If a person comes from the busy and lively Melbourne, he may find Sydney sleepy and lazy, but it must not be considered a city of loafers. It is celebrated for its colossal wealth.
The lower class of the inhabitants seemed to me to be inquisitive and greedy; the cultivated classes, on the other hand, are engaging and hospitable, and make a most favourable impression.
Between Melbourne and Sydney there is great rivalry. “It is no exaggeration to say that New South Wales and Victoria are no less rivals than Germany and France,” said an Australian literary gentleman. How far he was right I cannot say. Meanwhile the following circumstance shows that the jealousy is very great. Immediately after Sydney, in the seventies, had had an international exhibition, Melbourne arranged a similar one, and though the two colonies were to be united by a railroad, the two cities could not agree on the width of the gauge, so that we have to change trains on the boundary.
THE BLUE MOUNTAINS.
By railroad we can make a very interesting excursion to the Blue Mountains, where the aristocracy have their villas. The railway runs zigzag up the mountains, and is regarded as a masterpiece of engineering, sometimes mounting a gradient of 1 in 30. On the way we get a splendid view of the landscape. The Parramatta river winds picturesquely through the plain, and is bordered on both sides by thriving dark orange-groves. The mountains, which are covered with trees but are not cultivated, consist of a series of parallel ridges of the same height, which are rent by deep ravines. One ridge rises beyond the other until the last is lost in the blue distance.
It is a journey of but little more than two days to Brisbane, the capital of Queensland. Not long after passing the boundaries of New South Wales, the southern entrance of Moreton Bay is reached, a large and shallow body of water not far from the city. When we neared the shore, the sea broke over the long sand bars, which it was very difficult to cross, but we soon afterwards found ourselves in the calm water of the bay. The sun set as a blood-red disc in tropical splendour. Immediately afterwards the full moon rose and shone on the beautiful banks of the Brisbane river, while we steamed slowly up between the forests of mangroves.
We now approached the land in whose solitary regions I was about to spend several years. I stood alone on deck in the sultry night, and my thoughts naturally turned to this strange country. What was I to find in Queensland? Was I perhaps to leave my bones in this land, slain by the blacks, bitten by a snake, or poisoned by malaria?

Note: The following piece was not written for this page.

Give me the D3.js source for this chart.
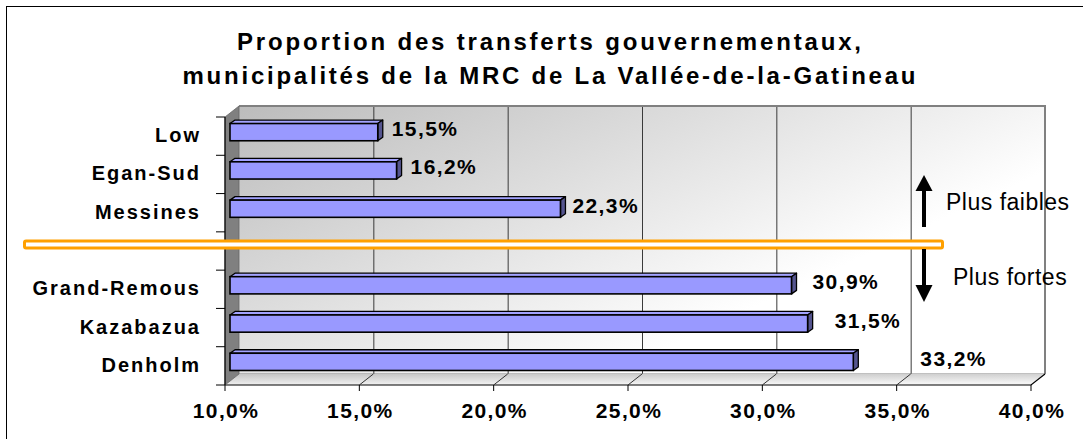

In Brisbane I met Mr. Archer, the Secretary of the Treasury of Queensland. I had a letter of introduction to him from the zoological professors of the University of Christiania, and was invited by him to make my headquarters on his estate near Rockhampton.
After a journey of two days we arrived at the mouth of Fitzroy river. Like all the rivers of Queensland, it is very shallow and not navigable for large vessels. This is at present a great drawback to the maritime commerce of the colony; but there are some good harbours, and efforts are continually being made to remove obstacles by dredging.